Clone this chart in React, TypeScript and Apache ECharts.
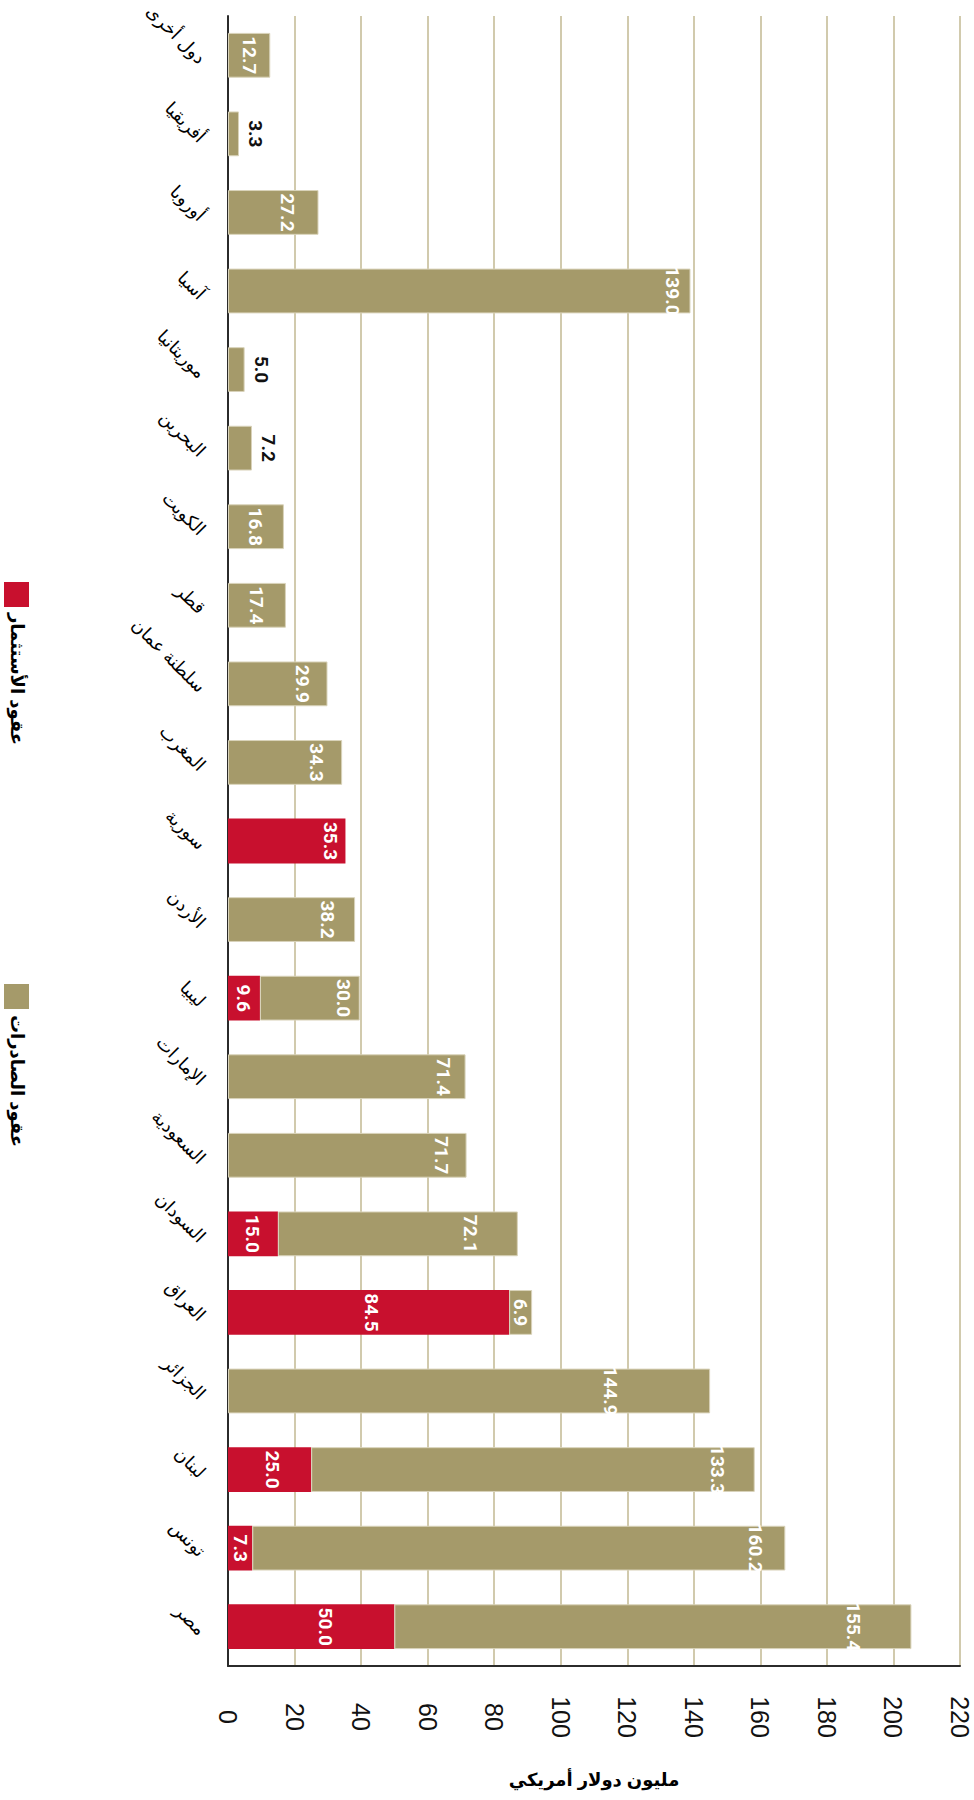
import React, { useEffect, useRef } from "react";
import * as echarts from "echarts";

// Categories, bottom (first) to top (last)
const categories = [
  "مصر",
  "تونس",
  "لبنان",
  "الجزائر",
  "العراق",
  "السودان",
  "السعودية",
  "الإمارات",
  "ليبيا",
  "الأردن",
  "سورية",
  "المغرب",
  "سلطنة عمان",
  "قطر",
  "الكويت",
  "البحرين",
  "موريتانيا",
  "آسيا",
  "أوروبا",
  "أفريقيا",
  "دول أخرى",
];

// عقود الأستثمار (million USD)
const investmentContracts: (number | null)[] = [
  50.0, 7.3, 25.0, null, 84.5, 15.0, null, null, 9.6, null, 35.3, null, null,
  null, null, null, null, null, null, null, null,
];

// عقود الصادرات (million USD)
const exportContracts: (number | null)[] = [
  155.4, 160.2, 133.3, 144.9, 6.9, 72.1, 71.7, 71.4, 30.0, 38.2, null, 34.3,
  29.9, 17.4, 16.8, 7.2, 5.0, 139.0, 27.2, 3.3, 12.7,
];

const seriesNames = ["عقود الأستثمار", "عقود الصادرات"];
const axisTitle = "مليون دولار أمريكي";
const valueMin = 0;
const valueMax = 220;
const valueInterval = 20;

// ---- styling (label placement as in the original artwork) ----
const RED = "#C8102E";
const OLIVE = "#A59A6A";
const GRID_LINE = "#C2B992";
const AXIS_DARK = "#2b2b2b";
const ARABIC_FONT = 'Arial, "DejaVu Sans", "Noto Sans", sans-serif';
const NUM_FONT = '"Liberation Sans Narrow", "Roboto", Arial, sans-serif';

// distance (px) of the export label centre from the bar end; "c" = centred in segment
const exportLabelInset: Record<string, number | "c"> = {
  "مصر": 58,
  "تونس": 30,
  "لبنان": 37,
  "الجزائر": 100,
  "العراق": "c",
  "السودان": 47,
  "السعودية": 25,
  "الإمارات": 22,
  "ليبيا": 16,
  "الأردن": 28,
  "المغرب": 26,
  "سلطنة عمان": 25,
  "قطر": "c",
  "الكويت": "c",
  "آسيا": 18,
  "أوروبا": 31,
  "دول أخرى": "c",
};
// investment label: rightward shift (px) from segment centre, or inset from end
const investLabelShift: Record<string, number> = { "مصر": 14, "العراق": 3, "لبنان": 3 };
const investLabelInset: Record<string, number> = { "سورية": 15 };

export default function App() {
  const ref = useRef<HTMLDivElement>(null);

  useEffect(() => {
    if (!ref.current) return;
    const chart = echarts.init(ref.current, undefined, { renderer: "svg" });

    const fmt = (p: any) =>
      p.value === null || p.value === undefined ? "" : Number(p.value).toFixed(1);

    const baseLabel = {
      show: true,
      rotate: -90,
      align: "center",
      verticalAlign: "middle",
      color: "#ffffff",
      fontFamily: NUM_FONT,
      fontWeight: "bold",
      fontSize: 19,
      formatter: fmt,
    };

    const exportData = exportContracts.map((v, i) => {
      if (v === null) return { value: null };
      const small = v < 10 && !investmentContracts[i];
      if (small) {
        return { value: v, label: { position: "right", distance: 17, color: "#111111" } };
      }
      const inset = exportLabelInset[categories[i]];
      if (inset === "c" || inset === undefined) {
        return { value: v, label: { position: "inside", color: "#ffffff" } };
      }
      return { value: v, label: { position: "insideRight", distance: inset, color: "#ffffff" } };
    });

    const investData = investmentContracts.map((v, i) => {
      if (v === null) return { value: null };
      const name = categories[i];
      if (investLabelInset[name] !== undefined) {
        return { value: v, label: { position: "insideRight", distance: investLabelInset[name] } };
      }
      // label is rotated -90deg, so a screen-right shift is a negative local y offset
      return {
        value: v,
        label: { position: "inside", offset: [0, -(investLabelShift[name] || 0)] },
      };
    });

    const legendGraphics: any[] = [
      { type: "rect", x: 4, y: 582, shape: { width: 25, height: 25 }, style: { fill: RED } },
      {
        type: "text",
        x: 17,
        y: 613,
        rotation: -Math.PI / 2,
        style: {
          text: seriesNames[0],
          fill: "#000",
          fontFamily: ARABIC_FONT,
          fontWeight: "bold",
          fontSize: 18,
          align: "left",
          verticalAlign: "middle",
        },
      },
      { type: "rect", x: 4, y: 984, shape: { width: 25, height: 25 }, style: { fill: OLIVE } },
      {
        type: "text",
        x: 17,
        y: 1015,
        rotation: -Math.PI / 2,
        style: {
          text: seriesNames[1],
          fill: "#000",
          fontFamily: ARABIC_FONT,
          fontWeight: "bold",
          fontSize: 18,
          align: "left",
          verticalAlign: "middle",
        },
      },
    ];

    chart.setOption({
      animation: false,
      backgroundColor: "#ffffff",
      grid: {
        left: 228,
        right: 14,
        top: 16,
        bottom: 134,
        containLabel: false,
        outerBoundsMode: "none",
      },
      xAxis: {
        type: "value",
        min: valueMin,
        max: valueMax,
        interval: valueInterval,
        position: "bottom",
        name: axisTitle,
        nameLocation: "middle",
        nameGap: 105,
        nameTextStyle: {
          fontFamily: ARABIC_FONT,
          fontWeight: "bold",
          fontSize: 18,
          color: "#000",
        },
        axisLine: { show: true, lineStyle: { color: AXIS_DARK, width: 2 } },
        axisTick: { show: false },
        splitLine: { show: true, lineStyle: { color: GRID_LINE, width: 1.5 } },
        axisLabel: {
          rotate: -90,
          align: "center",
          verticalAlign: "middle",
          margin: 51,
          fontSize: 25,
          color: "#111",
          fontFamily: 'Arial, "Liberation Sans", sans-serif',
        },
      },
      yAxis: {
        type: "category",
        data: categories,
        axisLine: { show: true, lineStyle: { color: AXIS_DARK, width: 2 } },
        axisTick: { show: false },
        splitLine: { show: false },
        axisLabel: {
          interval: 0,
          rotate: -45,
          margin: 20,
          fontSize: 18,
          lineHeight: 16,
          verticalAlign: "top",
          color: "#000",
          fontFamily: ARABIC_FONT,
        },
      },
      series: [
        {
          name: seriesNames[0],
          type: "bar",
          stack: "total",
          barWidth: "57%",
          itemStyle: { color: RED },
          label: { ...baseLabel, position: "inside" },
          data: investData,
        },
        {
          name: seriesNames[1],
          type: "bar",
          stack: "total",
          barWidth: "57%",
          itemStyle: { color: OLIVE, borderColor: "#D9D3BA", borderWidth: 1 },
          label: { ...baseLabel },
          data: exportData,
        },
      ],
      graphic: legendGraphics,
    });

    return () => chart.dispose();
  }, []);

  return (
    <div
      ref={ref}
      style={{ position: "absolute", left: 0, top: 0, width: 974, height: 1800 }}
    />
  );
}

Set problem
Repeat the lines above, starting at the first and stopping after the line that holds "const valueInterval = 20;", with the pictures left out.

Output for this exercise
Clone this chart in React, TypeScript and Apache ECharts.
import React, { useEffect, useRef } from "react";
import * as echarts from "echarts";

// Categories, bottom (first) to top (last)
const categories = [
  "مصر",
  "تونس",
  "لبنان",
  "الجزائر",
  "العراق",
  "السودان",
  "السعودية",
  "الإمارات",
  "ليبيا",
  "الأردن",
  "سورية",
  "المغرب",
  "سلطنة عمان",
  "قطر",
  "الكويت",
  "البحرين",
  "موريتانيا",
  "آسيا",
  "أوروبا",
  "أفريقيا",
  "دول أخرى",
];

// عقود الأستثمار (million USD)
const investmentContracts: (number | null)[] = [
  50.0, 7.3, 25.0, null, 84.5, 15.0, null, null, 9.6, null, 35.3, null, null,
  null, null, null, null, null, null, null, null,
];

// عقود الصادرات (million USD)
const exportContracts: (number | null)[] = [
  155.4, 160.2, 133.3, 144.9, 6.9, 72.1, 71.7, 71.4, 30.0, 38.2, null, 34.3,
  29.9, 17.4, 16.8, 7.2, 5.0, 139.0, 27.2, 3.3, 12.7,
];

const seriesNames = ["عقود الأستثمار", "عقود الصادرات"];
const axisTitle = "مليون دولار أمريكي";
const valueMin = 0;
const valueMax = 220;
const valueInterval = 20;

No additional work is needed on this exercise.